Young Clunes entrepreneurs form business to sell showbags at upcoming Booktown Festival

YOUNG ENTREPRENEURS: Clunes youngsters James de Kort, 10, Purv Patel, 10,  and Hannah Farren, 12, make badges to include in the showbags. Photo: Kate Healy
YOUNG ENTREPRENEURS: Clunes youngsters James de Kort, 10, Purv Patel, 10, and Hannah Farren, 12, make badges to include in the showbags. Photo: Kate Healy

A GROUP of Clunes youth have come up with an ingenious business plan which will allow them to be involved with the annual Booktown Festival.

During their school holidays, group members are dedicating themselves to progressing their business plan to set up a booth and sell three different types of showbags at the town's biggest annual event.

Team leader, 10-year-old James de Kort, said he came up with the idea with his mum and brother as a way to get more young people reading and involved with the festival.

"One side was [we wanted to] run a business but we also wanted to inspire people who are a similar age to us to read a lot and learn literature skills.
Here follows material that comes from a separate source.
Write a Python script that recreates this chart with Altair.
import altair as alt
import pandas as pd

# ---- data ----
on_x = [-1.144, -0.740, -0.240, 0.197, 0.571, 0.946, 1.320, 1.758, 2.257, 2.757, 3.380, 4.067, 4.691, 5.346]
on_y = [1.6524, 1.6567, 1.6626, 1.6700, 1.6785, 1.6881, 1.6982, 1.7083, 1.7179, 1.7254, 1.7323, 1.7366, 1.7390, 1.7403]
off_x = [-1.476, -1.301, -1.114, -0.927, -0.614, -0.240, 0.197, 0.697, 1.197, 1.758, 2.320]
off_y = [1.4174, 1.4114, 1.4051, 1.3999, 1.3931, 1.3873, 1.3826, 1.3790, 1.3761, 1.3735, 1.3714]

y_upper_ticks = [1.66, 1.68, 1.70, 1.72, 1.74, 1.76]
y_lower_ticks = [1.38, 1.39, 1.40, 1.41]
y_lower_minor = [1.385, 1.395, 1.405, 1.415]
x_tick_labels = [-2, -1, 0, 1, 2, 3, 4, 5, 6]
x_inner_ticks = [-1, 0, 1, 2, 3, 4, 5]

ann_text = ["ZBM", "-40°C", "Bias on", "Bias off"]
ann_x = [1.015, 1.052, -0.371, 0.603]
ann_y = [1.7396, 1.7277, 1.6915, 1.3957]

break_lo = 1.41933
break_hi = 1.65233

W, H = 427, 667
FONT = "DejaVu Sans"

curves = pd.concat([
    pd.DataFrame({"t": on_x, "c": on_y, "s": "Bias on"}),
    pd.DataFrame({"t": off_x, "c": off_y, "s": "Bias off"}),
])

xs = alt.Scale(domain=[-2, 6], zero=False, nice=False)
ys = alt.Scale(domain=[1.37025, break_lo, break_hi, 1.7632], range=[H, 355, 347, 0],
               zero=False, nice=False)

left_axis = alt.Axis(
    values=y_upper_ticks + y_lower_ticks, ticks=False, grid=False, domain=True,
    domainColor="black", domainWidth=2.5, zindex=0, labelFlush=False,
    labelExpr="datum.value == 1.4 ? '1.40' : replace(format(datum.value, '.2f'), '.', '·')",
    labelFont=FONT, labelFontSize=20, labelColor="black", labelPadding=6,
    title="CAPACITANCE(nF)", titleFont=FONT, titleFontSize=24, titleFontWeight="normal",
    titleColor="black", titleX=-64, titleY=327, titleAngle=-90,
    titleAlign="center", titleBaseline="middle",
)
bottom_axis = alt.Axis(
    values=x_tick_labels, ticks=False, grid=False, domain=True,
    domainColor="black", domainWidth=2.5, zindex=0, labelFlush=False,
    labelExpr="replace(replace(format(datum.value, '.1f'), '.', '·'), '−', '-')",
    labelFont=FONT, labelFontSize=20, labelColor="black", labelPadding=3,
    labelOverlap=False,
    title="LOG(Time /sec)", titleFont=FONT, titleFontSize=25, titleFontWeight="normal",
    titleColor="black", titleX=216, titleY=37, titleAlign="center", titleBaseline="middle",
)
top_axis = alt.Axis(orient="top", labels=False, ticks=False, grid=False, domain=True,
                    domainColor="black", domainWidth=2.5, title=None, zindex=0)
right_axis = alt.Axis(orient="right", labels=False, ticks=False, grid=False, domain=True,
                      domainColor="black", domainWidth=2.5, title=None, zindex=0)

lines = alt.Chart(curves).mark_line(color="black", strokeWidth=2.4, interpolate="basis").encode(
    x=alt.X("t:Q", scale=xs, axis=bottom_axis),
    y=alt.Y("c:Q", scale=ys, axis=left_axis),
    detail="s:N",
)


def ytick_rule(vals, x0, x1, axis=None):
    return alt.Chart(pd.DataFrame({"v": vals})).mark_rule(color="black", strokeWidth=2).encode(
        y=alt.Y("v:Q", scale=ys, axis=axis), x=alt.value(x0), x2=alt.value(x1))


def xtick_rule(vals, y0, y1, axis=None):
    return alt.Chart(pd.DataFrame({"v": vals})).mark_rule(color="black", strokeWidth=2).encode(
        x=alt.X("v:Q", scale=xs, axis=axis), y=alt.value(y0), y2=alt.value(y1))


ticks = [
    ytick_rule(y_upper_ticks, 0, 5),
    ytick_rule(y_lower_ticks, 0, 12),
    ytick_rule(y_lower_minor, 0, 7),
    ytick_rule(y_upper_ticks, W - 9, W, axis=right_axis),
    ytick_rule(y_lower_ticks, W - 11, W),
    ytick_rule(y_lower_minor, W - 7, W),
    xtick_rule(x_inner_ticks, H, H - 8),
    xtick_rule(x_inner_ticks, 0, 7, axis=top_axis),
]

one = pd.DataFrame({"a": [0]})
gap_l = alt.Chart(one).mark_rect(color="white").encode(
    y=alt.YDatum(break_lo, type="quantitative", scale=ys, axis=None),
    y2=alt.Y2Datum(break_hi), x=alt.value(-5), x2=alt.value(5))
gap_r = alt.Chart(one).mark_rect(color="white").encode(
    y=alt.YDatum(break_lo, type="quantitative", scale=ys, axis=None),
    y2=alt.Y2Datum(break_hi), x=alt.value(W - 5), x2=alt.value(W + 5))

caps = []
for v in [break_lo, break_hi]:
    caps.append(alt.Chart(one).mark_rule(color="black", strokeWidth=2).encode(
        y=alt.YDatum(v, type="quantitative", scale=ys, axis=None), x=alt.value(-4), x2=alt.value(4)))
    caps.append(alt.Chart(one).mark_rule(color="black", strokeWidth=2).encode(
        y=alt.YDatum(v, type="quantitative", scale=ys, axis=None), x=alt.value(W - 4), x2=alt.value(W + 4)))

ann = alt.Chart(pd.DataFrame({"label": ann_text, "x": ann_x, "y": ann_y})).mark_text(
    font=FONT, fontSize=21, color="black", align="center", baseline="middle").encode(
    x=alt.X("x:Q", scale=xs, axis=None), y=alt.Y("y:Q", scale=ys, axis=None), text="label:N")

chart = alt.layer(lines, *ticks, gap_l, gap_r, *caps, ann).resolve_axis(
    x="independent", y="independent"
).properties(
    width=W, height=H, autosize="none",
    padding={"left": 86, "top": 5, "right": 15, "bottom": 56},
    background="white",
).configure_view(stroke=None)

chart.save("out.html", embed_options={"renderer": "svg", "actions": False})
We are a Booktown so this was a good way to do it," he said.

Clunes Neighbourhood House's Lana de Kort said the youngsters had worked through the idea just as any business would.

First, they advertised positions through a mimicked recruitment process before developing a business plan and obtaining sponsorship through a Hepburn Shire Youth Grant. They successfully obtained sponsorship through Scholastic Australia and Heroes HQ, who will provide books and comics for the showbags.
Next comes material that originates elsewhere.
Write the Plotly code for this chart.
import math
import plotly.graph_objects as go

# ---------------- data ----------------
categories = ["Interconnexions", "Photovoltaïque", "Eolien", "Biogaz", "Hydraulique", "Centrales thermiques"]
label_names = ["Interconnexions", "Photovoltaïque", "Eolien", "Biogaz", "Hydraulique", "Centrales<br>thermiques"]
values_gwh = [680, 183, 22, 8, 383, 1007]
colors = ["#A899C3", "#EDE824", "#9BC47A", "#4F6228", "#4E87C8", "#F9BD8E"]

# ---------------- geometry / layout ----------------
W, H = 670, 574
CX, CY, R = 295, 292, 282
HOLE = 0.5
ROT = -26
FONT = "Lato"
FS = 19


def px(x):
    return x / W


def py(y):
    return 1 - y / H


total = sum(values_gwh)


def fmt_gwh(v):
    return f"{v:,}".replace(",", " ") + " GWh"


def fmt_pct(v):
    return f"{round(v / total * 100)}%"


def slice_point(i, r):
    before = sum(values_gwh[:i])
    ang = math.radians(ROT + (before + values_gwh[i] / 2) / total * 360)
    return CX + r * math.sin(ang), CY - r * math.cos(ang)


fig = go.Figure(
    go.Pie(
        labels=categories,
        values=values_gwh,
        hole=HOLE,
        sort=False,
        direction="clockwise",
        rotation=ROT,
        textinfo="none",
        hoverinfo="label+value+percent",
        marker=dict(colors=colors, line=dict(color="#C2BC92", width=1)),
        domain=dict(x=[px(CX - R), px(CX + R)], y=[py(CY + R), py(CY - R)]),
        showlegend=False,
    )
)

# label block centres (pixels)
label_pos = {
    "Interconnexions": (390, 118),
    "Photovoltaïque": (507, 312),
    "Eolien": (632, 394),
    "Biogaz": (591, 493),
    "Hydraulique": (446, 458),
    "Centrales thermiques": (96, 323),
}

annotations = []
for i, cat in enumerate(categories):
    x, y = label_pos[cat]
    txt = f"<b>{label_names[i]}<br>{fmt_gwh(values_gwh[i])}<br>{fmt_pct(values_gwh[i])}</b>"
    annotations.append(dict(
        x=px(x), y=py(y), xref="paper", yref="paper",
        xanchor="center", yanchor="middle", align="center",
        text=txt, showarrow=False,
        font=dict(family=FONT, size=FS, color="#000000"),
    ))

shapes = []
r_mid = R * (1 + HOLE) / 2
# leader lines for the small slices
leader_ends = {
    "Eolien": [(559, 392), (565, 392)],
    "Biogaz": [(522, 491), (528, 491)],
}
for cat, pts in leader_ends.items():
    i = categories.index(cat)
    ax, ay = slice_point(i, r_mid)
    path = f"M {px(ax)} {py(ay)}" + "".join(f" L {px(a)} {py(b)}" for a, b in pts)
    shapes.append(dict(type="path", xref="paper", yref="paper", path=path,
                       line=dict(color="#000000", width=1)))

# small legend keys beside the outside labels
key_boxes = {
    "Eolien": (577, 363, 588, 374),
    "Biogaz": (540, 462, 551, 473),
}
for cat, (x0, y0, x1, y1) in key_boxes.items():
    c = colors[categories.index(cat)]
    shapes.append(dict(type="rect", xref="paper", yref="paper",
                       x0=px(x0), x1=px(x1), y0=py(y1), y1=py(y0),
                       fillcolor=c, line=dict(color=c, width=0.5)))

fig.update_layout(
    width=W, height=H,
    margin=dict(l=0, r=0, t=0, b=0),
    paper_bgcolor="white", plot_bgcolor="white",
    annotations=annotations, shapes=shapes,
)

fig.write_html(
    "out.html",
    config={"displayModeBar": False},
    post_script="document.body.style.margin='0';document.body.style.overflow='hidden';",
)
The youth will set up a booth, which they are painting themselves, to sell their showbags in the main street throughout the festival.

"They have drawn up a budget and are working out how many books go in each bag and then what other items they can source to go in," Ms de Kort said.

The youngsters are currently designing and creating badges to include in their showbags.

"They have a roster so they will all work during the festival and, like a real business, they will pay themselves to work.

"Based on the budget they've modelled, they will make a profit if they sell all of the showbags. Then they can use that money for similar projects," Ms de Kort said.

"They're really keen to do stuff with a business angle which means we can connect the kids to different mentors. It's been amazing that the businesses have been really responsive to their plan."

Booktown Festival, which sees Clunes transformed into a giant bookshop, will take place on May 4 and 5.